South Broadway Manor Bed and Breakfast opens
By Rachel Basinger
Published: Wednesday, January 16, 2013, 9:01 p.m.
Updated: Thursday, January 24, 2013
Scottdale native Pat Hill, who made a career for herself as a model in New York City, has decided to open up a piece of local history to the public.
At the beginning of December, the former estate built by coal and coke magnate J. B. Brennan in 1904 was opened as South Broadway Manor Bed and Breakfast.
Hill bought the piece of property in the mid-1980s by sheer accident during a public auction when the auctioneer thought she raised her hand to bid and yelled out “sold.”
Since that time, Hill has made the property a labor of love, collecting antique furniture, light fixtures, paintings and other home decor to fill all the rooms.
Just last year, Hill went before the Scottdale Zoning Hearing Board to ask permission for a change in zoning to utilize the home as a bed and breakfast.
After complying with several requests by the zoning hearing board, the establishment opened to the public at the beginning of December.
But husband and wife team Rick and June Bruckner were hired on as executive chefs and innkeepers a month earlier to learn about the history of the house and work out all the details of the opening.
Over the Christmas holiday, Rick Bruckner said they had several guests who stayed with them but the hard part about opening such a business at this time of year is that they are now entering the slow season for travelers and tourists.
“Right now we're working on marketing with local businesses and the Laurel Highlands Visitor's Bureau,” Rick Bruckner said. “We're close enough to places that draw tourism, like Fallingwater and Ohiopyle, but we want people to have a reason to come to Scottdale as well.
“This is such a unique town,” he said. “We have something different to offer people. It's a place where people can step back in time and get away from the hectic rush of life.”
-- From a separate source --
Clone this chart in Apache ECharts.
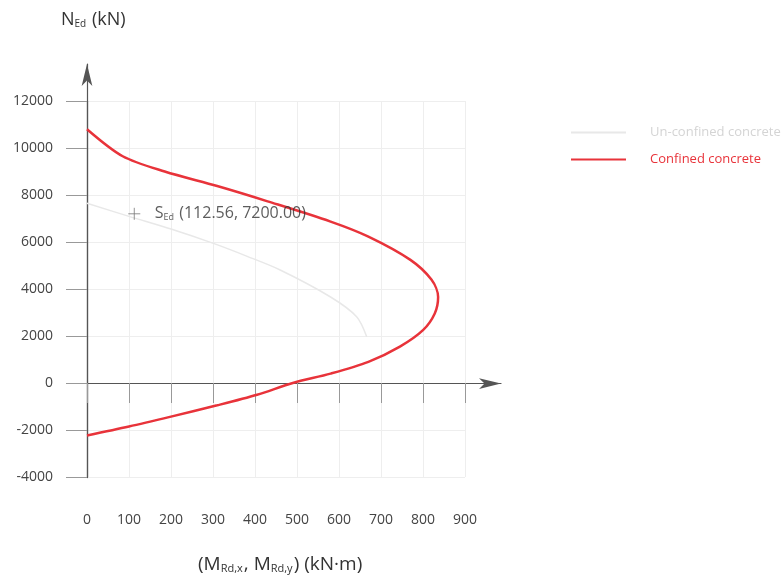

As for why travelers should choose to stay at South Broadway Manor instead of any one of the nearby hotels, Rick Bruckner said they offer an experience rather than just a night stay.
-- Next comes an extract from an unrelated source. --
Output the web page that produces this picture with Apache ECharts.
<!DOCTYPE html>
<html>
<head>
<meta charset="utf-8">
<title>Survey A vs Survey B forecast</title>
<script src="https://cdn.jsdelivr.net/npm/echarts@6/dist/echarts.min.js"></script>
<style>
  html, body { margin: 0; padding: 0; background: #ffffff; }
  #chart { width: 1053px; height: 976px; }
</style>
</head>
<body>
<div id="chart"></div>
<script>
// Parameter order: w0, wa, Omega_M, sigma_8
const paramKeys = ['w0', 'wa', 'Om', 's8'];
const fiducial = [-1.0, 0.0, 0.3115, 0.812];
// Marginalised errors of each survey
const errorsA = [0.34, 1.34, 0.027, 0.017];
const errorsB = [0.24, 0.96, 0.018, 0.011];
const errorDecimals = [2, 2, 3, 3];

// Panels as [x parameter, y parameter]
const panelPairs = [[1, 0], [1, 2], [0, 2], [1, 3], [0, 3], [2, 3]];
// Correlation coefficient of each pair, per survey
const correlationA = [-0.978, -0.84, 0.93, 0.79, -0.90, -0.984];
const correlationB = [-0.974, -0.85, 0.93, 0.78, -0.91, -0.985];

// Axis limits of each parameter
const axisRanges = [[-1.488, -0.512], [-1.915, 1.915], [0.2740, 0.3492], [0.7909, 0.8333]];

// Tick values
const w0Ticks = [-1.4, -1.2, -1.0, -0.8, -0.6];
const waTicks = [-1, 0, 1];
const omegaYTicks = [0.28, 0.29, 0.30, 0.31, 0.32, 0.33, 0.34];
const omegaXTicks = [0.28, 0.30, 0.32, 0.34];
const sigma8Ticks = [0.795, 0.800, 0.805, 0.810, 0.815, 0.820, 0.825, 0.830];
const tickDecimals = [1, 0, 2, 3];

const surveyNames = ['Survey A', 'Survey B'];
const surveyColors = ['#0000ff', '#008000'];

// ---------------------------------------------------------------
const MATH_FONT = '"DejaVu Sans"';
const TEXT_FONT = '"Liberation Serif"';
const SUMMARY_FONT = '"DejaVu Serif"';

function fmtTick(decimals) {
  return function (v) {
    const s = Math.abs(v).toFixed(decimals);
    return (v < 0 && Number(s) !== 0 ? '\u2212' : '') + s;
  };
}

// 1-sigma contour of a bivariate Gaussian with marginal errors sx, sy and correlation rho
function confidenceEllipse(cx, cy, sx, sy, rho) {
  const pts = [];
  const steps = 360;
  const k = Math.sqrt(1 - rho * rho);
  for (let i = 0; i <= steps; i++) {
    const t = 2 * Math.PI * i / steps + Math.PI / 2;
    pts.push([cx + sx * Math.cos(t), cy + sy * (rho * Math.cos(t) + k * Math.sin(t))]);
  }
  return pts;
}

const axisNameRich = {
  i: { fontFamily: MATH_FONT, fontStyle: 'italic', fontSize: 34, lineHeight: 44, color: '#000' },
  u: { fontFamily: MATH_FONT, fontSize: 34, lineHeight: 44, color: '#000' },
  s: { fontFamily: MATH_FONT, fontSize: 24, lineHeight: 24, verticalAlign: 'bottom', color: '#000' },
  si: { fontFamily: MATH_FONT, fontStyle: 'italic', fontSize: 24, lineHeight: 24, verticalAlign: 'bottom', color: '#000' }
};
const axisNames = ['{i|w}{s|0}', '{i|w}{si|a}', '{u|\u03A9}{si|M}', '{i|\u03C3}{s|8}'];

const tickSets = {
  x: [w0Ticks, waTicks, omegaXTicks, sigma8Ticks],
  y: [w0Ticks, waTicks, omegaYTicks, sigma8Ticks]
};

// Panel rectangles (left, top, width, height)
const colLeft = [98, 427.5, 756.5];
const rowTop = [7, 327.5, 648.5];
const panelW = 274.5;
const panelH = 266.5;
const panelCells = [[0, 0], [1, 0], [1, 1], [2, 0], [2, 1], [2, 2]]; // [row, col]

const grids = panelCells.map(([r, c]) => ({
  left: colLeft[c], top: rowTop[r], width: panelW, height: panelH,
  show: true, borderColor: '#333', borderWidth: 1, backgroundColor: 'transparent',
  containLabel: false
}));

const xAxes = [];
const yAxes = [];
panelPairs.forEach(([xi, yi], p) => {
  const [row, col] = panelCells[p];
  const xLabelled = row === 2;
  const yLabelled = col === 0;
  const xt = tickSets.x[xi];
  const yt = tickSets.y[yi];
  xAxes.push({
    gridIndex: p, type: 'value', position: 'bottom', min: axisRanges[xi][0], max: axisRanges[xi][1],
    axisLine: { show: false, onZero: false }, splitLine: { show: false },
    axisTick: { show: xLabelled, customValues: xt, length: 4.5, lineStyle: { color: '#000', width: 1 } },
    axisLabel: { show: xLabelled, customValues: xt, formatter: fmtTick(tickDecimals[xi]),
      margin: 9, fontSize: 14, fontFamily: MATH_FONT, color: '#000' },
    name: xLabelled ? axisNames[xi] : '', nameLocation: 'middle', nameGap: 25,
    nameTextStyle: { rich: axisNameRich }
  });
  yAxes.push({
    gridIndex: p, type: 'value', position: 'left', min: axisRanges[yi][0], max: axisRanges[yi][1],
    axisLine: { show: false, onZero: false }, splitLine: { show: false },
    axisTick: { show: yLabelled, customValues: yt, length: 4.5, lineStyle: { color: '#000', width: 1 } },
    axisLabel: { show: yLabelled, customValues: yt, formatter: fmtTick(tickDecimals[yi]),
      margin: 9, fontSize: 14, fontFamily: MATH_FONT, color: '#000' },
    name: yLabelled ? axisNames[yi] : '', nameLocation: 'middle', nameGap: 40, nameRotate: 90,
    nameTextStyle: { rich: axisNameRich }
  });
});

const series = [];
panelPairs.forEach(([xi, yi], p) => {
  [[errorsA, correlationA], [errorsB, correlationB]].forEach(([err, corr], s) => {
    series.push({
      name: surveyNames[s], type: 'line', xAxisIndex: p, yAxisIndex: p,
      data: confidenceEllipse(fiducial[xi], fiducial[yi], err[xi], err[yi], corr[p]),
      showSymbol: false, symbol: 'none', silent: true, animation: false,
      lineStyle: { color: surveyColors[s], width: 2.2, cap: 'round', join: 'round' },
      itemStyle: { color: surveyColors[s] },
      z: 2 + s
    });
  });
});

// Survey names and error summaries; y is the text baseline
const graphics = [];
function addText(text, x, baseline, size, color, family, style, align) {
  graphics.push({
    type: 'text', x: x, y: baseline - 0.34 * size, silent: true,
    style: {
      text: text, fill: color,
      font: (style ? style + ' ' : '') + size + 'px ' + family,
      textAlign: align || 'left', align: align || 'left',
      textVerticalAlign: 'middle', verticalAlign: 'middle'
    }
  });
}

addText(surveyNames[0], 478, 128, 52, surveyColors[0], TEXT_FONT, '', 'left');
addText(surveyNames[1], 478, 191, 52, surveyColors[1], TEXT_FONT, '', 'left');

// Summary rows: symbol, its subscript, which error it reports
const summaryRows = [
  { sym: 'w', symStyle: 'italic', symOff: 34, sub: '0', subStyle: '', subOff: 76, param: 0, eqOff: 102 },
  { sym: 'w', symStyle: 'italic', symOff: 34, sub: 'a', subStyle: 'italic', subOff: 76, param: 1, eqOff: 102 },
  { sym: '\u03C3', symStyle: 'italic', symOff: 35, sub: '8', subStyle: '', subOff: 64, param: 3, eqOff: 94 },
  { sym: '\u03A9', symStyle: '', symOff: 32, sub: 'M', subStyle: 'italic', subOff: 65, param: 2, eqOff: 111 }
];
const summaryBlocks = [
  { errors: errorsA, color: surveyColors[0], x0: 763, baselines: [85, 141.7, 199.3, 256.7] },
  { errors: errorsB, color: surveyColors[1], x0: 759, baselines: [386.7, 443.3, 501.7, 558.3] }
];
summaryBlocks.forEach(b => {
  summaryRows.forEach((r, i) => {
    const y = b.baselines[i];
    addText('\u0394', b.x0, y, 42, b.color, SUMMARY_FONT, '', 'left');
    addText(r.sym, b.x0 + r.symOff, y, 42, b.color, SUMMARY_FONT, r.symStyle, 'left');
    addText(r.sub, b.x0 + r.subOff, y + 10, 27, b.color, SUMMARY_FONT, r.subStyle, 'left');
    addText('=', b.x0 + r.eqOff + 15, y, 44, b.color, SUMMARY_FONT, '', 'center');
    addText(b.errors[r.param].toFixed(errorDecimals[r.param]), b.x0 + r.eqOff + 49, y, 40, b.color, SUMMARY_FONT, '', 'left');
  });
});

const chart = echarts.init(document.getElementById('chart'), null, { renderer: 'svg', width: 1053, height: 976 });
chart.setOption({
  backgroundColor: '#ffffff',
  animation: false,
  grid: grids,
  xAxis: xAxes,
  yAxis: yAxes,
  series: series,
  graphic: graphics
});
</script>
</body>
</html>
“This is a luxurious home with first-class amenities, gourmet food and a welcoming environment,” he said.
With prices ranging from $125 an night to $145 a night, which includes a gourmet breakfast, Bruckner said they can offer all of the above with a price that's within range of the local hotels.
Each of the four rooms available have their own television, robes and slippers and a lock box. Most of the rooms have their own bathroom and a few of the rooms have an extra bed.
Rick Bruckner said they also have worked out details with several local tourist attractions, including Seven Springs, Laurel Caverns and Fallingwater, to offer different package options.
He added that it's a great place for the locals to just get away and be pampered for a night or two.
“We all need that from time to time, and it's really worth it for the economical cost of a room here,” Bruckner said.
Besides the bed and breakfast, the property also has another home on the property where the first floor is available as a small apartment for guests of local businesses. It includes a bedroom, a bathroom, a kitchen as well as a living room where customers can stay during their business trip.
Also, the property has a carriage house in the back that Hill is looking at expanding into at least two more rooms that would be available to the bed and breakfast.
In the near future, they plan to offer Reiki massages at the facility and hope to install an in-ground pool and a separate outdoor Jacuzzi.
There also will be a calendar of events offered to not only guests, but also any local individual who might want to take advantage, including different types of cooking classes, including gluten free and wheat free.
Bruckman also talked of different package tours, including a culinary tour where they would rent a limousine, take participants to the strip district in Pittsburgh to pick out foods and learn about different kinds of foods before returning to the manor and creating a feast with the foods that were purchased.
“It's all about the experience,” he said.
Rachel Basinger is a freelance writer.